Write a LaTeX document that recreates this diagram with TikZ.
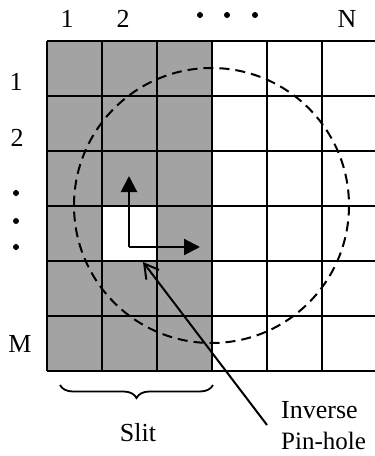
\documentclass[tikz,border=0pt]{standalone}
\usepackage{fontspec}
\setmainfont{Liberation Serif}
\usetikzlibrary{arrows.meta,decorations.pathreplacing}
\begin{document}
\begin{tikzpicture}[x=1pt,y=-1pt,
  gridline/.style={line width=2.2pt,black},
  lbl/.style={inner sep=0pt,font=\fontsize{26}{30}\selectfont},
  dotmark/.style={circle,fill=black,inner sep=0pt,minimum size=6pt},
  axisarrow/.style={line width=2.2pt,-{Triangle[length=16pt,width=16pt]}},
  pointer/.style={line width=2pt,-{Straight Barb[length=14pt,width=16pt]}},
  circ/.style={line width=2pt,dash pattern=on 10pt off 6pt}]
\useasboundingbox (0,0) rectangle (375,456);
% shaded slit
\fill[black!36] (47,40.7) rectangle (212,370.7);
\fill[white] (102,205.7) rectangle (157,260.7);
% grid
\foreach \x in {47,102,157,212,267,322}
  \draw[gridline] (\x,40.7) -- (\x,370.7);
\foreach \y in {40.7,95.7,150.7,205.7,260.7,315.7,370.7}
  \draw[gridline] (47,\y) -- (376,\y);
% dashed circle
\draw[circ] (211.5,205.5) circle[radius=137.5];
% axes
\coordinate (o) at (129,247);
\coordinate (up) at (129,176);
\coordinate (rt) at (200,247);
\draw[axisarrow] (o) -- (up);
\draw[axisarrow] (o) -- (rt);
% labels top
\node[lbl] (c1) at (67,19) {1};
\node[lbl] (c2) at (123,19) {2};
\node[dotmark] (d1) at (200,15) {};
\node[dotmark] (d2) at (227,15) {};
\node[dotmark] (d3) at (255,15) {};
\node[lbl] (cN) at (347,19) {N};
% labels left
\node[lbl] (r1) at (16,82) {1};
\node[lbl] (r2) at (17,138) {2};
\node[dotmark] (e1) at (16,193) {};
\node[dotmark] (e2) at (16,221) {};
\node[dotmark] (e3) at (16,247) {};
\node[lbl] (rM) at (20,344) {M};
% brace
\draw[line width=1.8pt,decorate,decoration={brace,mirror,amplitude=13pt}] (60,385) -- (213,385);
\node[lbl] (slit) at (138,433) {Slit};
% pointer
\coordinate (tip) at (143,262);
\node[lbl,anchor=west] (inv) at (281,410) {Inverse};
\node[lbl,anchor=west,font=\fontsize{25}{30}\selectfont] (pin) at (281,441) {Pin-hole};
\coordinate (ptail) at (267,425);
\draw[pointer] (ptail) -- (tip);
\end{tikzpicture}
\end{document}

Objective:
Except for the pictures, copy the material above exactly.

Exercise solution:
Write a LaTeX document that recreates this diagram with TikZ.
\documentclass[tikz,border=0pt]{standalone}
\usepackage{fontspec}
\setmainfont{Liberation Serif}
\usetikzlibrary{arrows.meta,decorations.pathreplacing}
\begin{document}
\begin{tikzpicture}[x=1pt,y=-1pt,
  gridline/.style={line width=2.2pt,black},
  lbl/.style={inner sep=0pt,font=\fontsize{26}{30}\selectfont},
  dotmark/.style={circle,fill=black,inner sep=0pt,minimum size=6pt},
  axisarrow/.style={line width=2.2pt,-{Triangle[length=16pt,width=16pt]}},
  pointer/.style={line width=2pt,-{Straight Barb[length=14pt,width=16pt]}},
  circ/.style={line width=2pt,dash pattern=on 10pt off 6pt}]
\useasboundingbox (0,0) rectangle (375,456);
% shaded slit
\fill[black!36] (47,40.7) rectangle (212,370.7);
\fill[white] (102,205.7) rectangle (157,260.7);
% grid
\foreach \x in {47,102,157,212,267,322}
  \draw[gridline] (\x,40.7) -- (\x,370.7);
\foreach \y in {40.7,95.7,150.7,205.7,260.7,315.7,370.7}
  \draw[gridline] (47,\y) -- (376,\y);
% dashed circle
\draw[circ] (211.5,205.5) circle[radius=137.5];
% axes
\coordinate (o) at (129,247);
\coordinate (up) at (129,176);
\coordinate (rt) at (200,247);
\draw[axisarrow] (o) -- (up);
\draw[axisarrow] (o) -- (rt);
% labels top
\node[lbl] (c1) at (67,19) {1};
\node[lbl] (c2) at (123,19) {2};
\node[dotmark] (d1) at (200,15) {};
\node[dotmark] (d2) at (227,15) {};
\node[dotmark] (d3) at (255,15) {};
\node[lbl] (cN) at (347,19) {N};
% labels left
\node[lbl] (r1) at (16,82) {1};
\node[lbl] (r2) at (17,138) {2};
\node[dotmark] (e1) at (16,193) {};
\node[dotmark] (e2) at (16,221) {};
\node[dotmark] (e3) at (16,247) {};
\node[lbl] (rM) at (20,344) {M};
% brace
\draw[line width=1.8pt,decorate,decoration={brace,mirror,amplitude=13pt}] (60,385) -- (213,385);
\node[lbl] (slit) at (138,433) {Slit};
% pointer
\coordinate (tip) at (143,262);
\node[lbl,anchor=west] (inv) at (281,410) {Inverse};
\node[lbl,anchor=west,font=\fontsize{25}{30}\selectfont] (pin) at (281,441) {Pin-hole};
\coordinate (ptail) at (267,425);
\draw[pointer] (ptail) -- (tip);
\end{tikzpicture}
\end{document}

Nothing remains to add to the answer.